# TASK DIRECTIONS
Go through the entries one line at a time, and gather every line that has the word "this".

# DATASET
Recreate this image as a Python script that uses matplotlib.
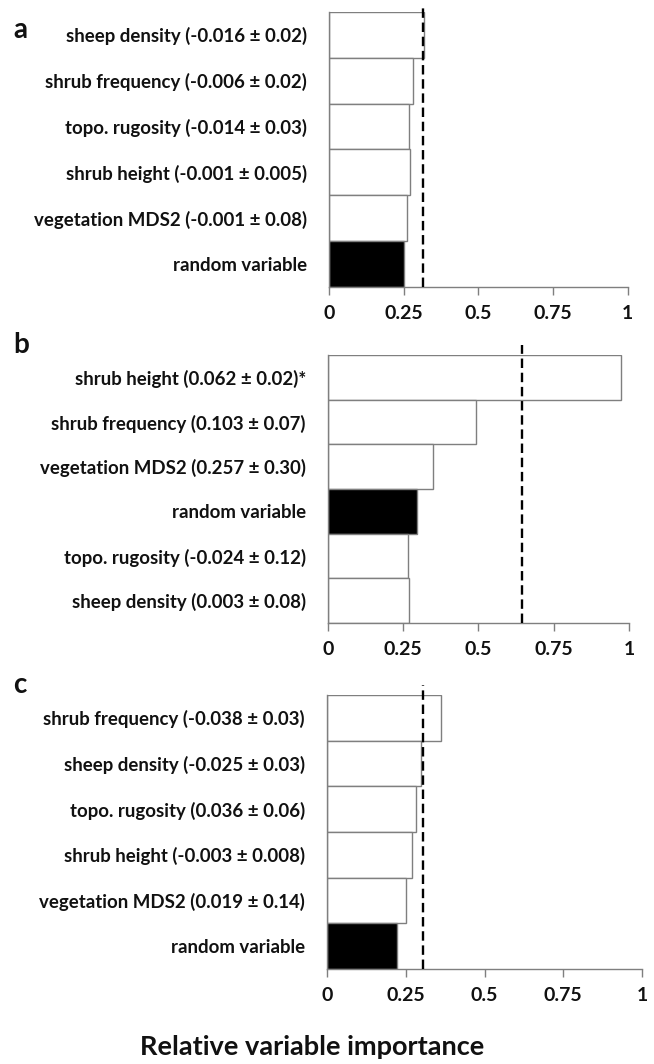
==
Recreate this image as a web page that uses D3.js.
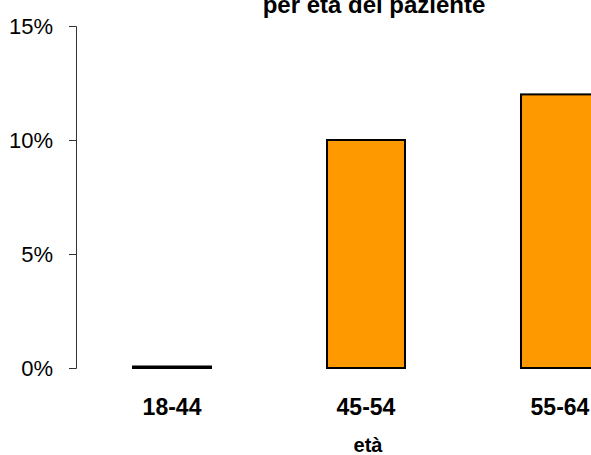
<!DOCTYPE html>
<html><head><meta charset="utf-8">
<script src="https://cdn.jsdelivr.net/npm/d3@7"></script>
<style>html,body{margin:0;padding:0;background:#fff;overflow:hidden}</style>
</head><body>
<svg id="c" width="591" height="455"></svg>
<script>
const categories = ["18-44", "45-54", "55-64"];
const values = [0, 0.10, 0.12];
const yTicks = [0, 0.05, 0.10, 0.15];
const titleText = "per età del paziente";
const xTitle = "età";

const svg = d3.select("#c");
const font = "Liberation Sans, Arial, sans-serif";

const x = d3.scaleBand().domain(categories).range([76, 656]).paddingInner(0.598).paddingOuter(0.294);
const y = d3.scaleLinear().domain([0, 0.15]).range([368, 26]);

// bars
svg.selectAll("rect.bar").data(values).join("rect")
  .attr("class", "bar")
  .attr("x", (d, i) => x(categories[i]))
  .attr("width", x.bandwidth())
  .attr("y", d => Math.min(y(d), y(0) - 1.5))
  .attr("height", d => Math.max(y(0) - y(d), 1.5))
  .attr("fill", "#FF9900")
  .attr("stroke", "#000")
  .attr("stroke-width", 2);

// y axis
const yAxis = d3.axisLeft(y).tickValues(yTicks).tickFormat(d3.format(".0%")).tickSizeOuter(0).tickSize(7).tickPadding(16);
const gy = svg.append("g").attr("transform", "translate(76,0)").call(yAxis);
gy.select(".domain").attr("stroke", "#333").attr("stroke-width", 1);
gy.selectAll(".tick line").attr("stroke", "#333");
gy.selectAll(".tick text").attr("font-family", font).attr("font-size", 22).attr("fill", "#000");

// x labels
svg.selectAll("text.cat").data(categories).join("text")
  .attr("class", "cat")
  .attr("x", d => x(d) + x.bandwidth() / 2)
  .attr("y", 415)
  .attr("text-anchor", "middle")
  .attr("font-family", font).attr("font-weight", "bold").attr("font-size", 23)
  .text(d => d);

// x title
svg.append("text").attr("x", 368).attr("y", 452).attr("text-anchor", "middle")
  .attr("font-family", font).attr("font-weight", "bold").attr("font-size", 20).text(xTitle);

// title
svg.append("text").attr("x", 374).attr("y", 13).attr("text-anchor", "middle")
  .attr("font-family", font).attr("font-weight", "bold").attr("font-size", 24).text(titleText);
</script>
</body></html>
...
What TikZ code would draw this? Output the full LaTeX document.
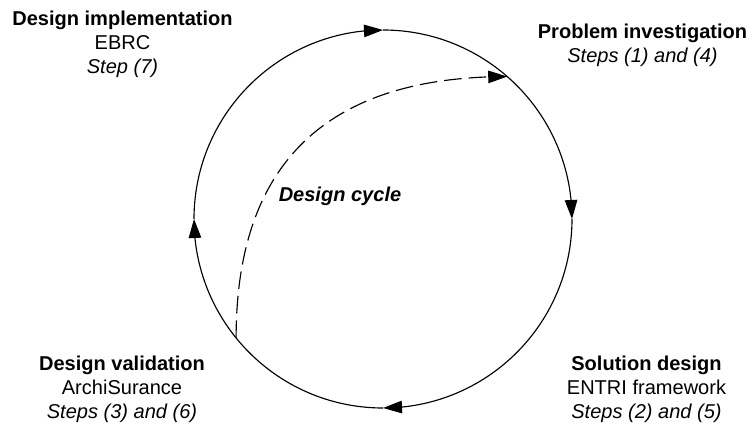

# EXERCISE OUTPUT
Recreate this image as a Python script that uses matplotlib.
Recreate this image as a web page that uses D3.js.
What TikZ code would draw this? Output the full LaTeX document.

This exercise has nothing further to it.